Post-Election Thoughts

This holiday weekend has seen local politicians throughout the city-region, reflecting on the results of last Thursday’s elections. The immediate reaction of those who lost out was to blame Brexit; in all honesty, there is some truth in that. However, there was also a linkage across the city-region suggesting an increased salience of environmental issues in the minds of voters. It would be as well for councillors to think long and hard as to why this was the case.

In my mind, the biggest winners across the city-region on the night were the Green Party – not just because of the number of seats which they won, but also because of the number of votes which they amassed. In ward after ward – many of which had not had a Green candidate before – Green nominees polled a surprisingly high vote, given their previously low (or non-existent) base. It is too simple to just write this off as a result of a protest vote. Perhaps it is a sign of increasing public awareness of the criminal damage being done to our environment locally, nationally, and internationally.

Nationally, the Lib Dems were without doubt the biggest winners in terms of seats won, as the Tories were demonstrably the biggest losers in terms of seats lost. Hereabouts, the Tories actually gained a seat on the Wirral, whilst gains for the Lib Dems, the Greens and independents were dotted across the city-region. It would be glib to point out that Labour were generally losers; but they were coming from a very high base in all six of our local councils. Other than in Wirral, Labour retain a strong control of our local authorities. Nevertheless, only time will tell if lessons have been learnt from some quite remarkable reverses for Labour.

Ironically, the biggest “news” on election night in Liverpool was not the continued dilution of Labour support at the ballot box, but another huge fissure within the council ranks. Cllr O’Byrne announced as the ballot closed her intention to move the abolition of the post of city mayor at the council’s annual meeting later in May. As it happens , whilst I am certainly no supporter of Cllr O’Byrne, I have often written that the role is superfluous. Moreover, under the stewardship of Mayor Anderson, the role has shown itself to be anti-democratic, wasteful and inefficient. It is also profoundly politically corrupt. Unlike Manchester, for example, which has prospered without a city mayor, Liverpool has been subject to the whimsical leadership of Anderson, a man not noted for either interpersonal or entrepreneurial skills. Furthermore, it is my belief that simply replacing Anderson is not enough. Sadly, most local politicians, given the apparently unbridled powers within the city which Anderson seems to have, would fall prey to the same kind of ego trip which has characterized Anderson’s tenure of office.

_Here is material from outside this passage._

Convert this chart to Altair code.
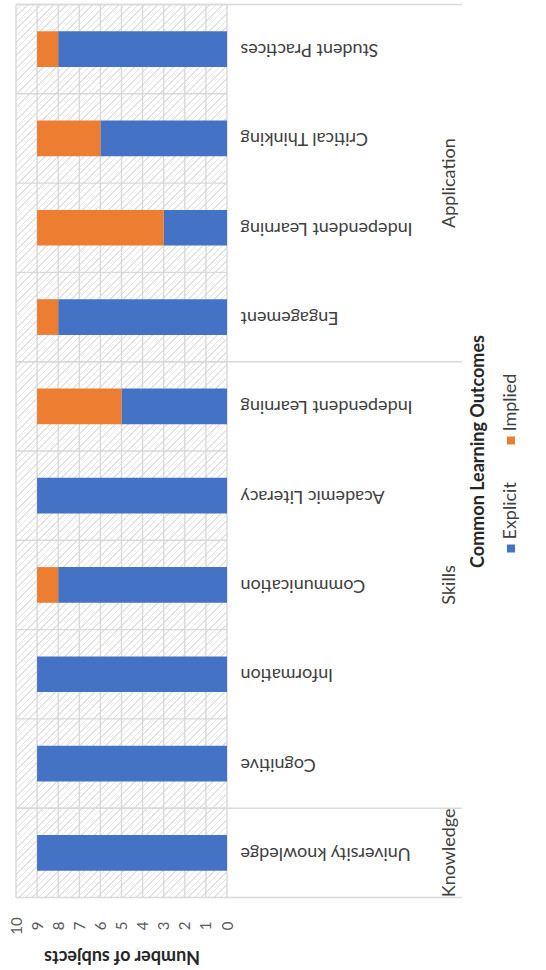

I was interested to hear that Anderson attended a recent community awards event, organized by Cllr Woodhouse. Other guests included former Unite head honcho, Tony Woodley, and the union’s current boss, Len McCluskey. The latter spoke in fulsome support of Anderson as mayor, pledging help from Unite in maintaining his personal grip on power. One wonders what the quid pro quo might be for the two trade unionists, one of whom lives in Wirral and the other in London. Sup with a long spoon would be my advice. Unite members might not share their leader’s enthusiasm for a mayor who is so heartily disliked and distrusted, both within the Liverpool Labour Party and within the wider city.

Of course, if Anderson was to put himself up for mayor again, it has been suggested that he would face strong opposition for the Labour nomination in the city. One of those tipped to oppose him was Cllr O’Byrne, who is now seeking to abolish the post altogether, reverting to a more traditional council leader. Politics can be a strange land. Any leadership post she sought would surely first demand an explanation of her run-in with the police which led to her dramatic departure from her role as deputy Police Commissioner (another of Jane Kennedy’s disastrous misjudgements).

The other “hot tip” for the nomination as city mayor was one-time buddy of Anderson, “developer” Lawrence Kenwright. Again, we must wait and see what the future holds for Mr Kenwright. He has just put up for sale his two busiest (he says) hotels in Liverpool at the same time that it has leaked out that “hundreds” of investors in his speculative projects are clamouring for the overdue monies owed to them by Mr Kenwright’s company, Signature Living. I have long been advised that the rates of return which he has been in the habit of promising were wholly unrealistic, only repayable if he could keep attracting new investors to pay off the old.

Perhaps chickens are coming home to roost for Mr Kenwright. He has, of course, been down this road before, ending up in bankruptcy. It seems as if he and Mayor Anderson (remember his Munro collapse?) have still one thing in common – personal business failure.